Popular Posts in Groups

Each group has its own popular posts ranking. When viewing a group, members can sort by Popular to see the most engaging content within that specific group. The same scoring and time decay rules apply.

Pinned Posts

Group admins can pin important posts to the top of the group feed. Pinned posts always appear first, regardless of the popularity ranking. They are separate from the popular algorithm -- pinned posts are not ranked against regular posts.

What Admins Can Influence

While the popularity algorithm runs automatically, there are several things you can influence as an admin:

  • Pinned posts -- Pin important announcements or discussions to keep them at the top of group feeds.
  • Featured content -- Mark courses, groups, events, and blog posts as "featured" to promote them in sidebars and landing pages.
  • Content quality -- Encourage members to create engaging content that sparks discussion. Posts with thoughtful comments rank higher than posts with only reactions.
  • Community culture -- Foster a culture of meaningful interaction. The algorithm rewards genuine engagement over passive browsing.

Key Details

Aspect Detail
Score decay half-life Approximately 36 hours
Strongest engagement signal Comments on posts
Pinned post behavior Always shown first, separate from ranking
Score update timing Near real-time (within seconds of engagement)

Tips

  • Comments are the most valuable engagement signal.

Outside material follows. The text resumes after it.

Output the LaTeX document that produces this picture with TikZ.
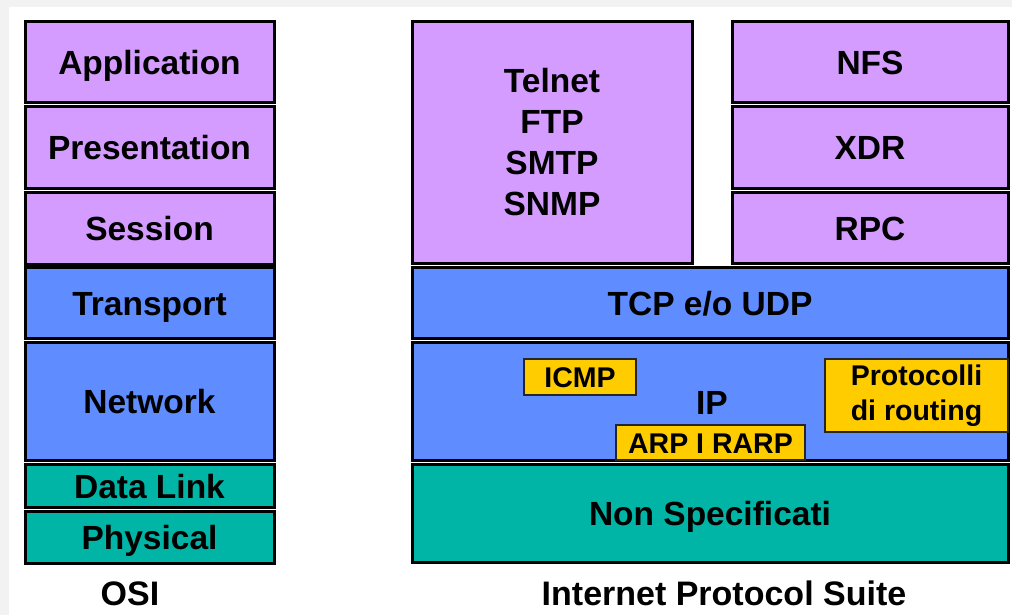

Encourage members to comment rather than just react to posts.
  • The Popular feed view is particularly useful in active communities where members might miss important discussions if only viewing by Newest.
  • Pinned posts are ideal for ongoing announcements, rules, or resources that should always be visible at the top of a group.
  • The algorithm is self-correcting -- if engagement data ever gets out of sync, it can be rebuilt from the community's activity history.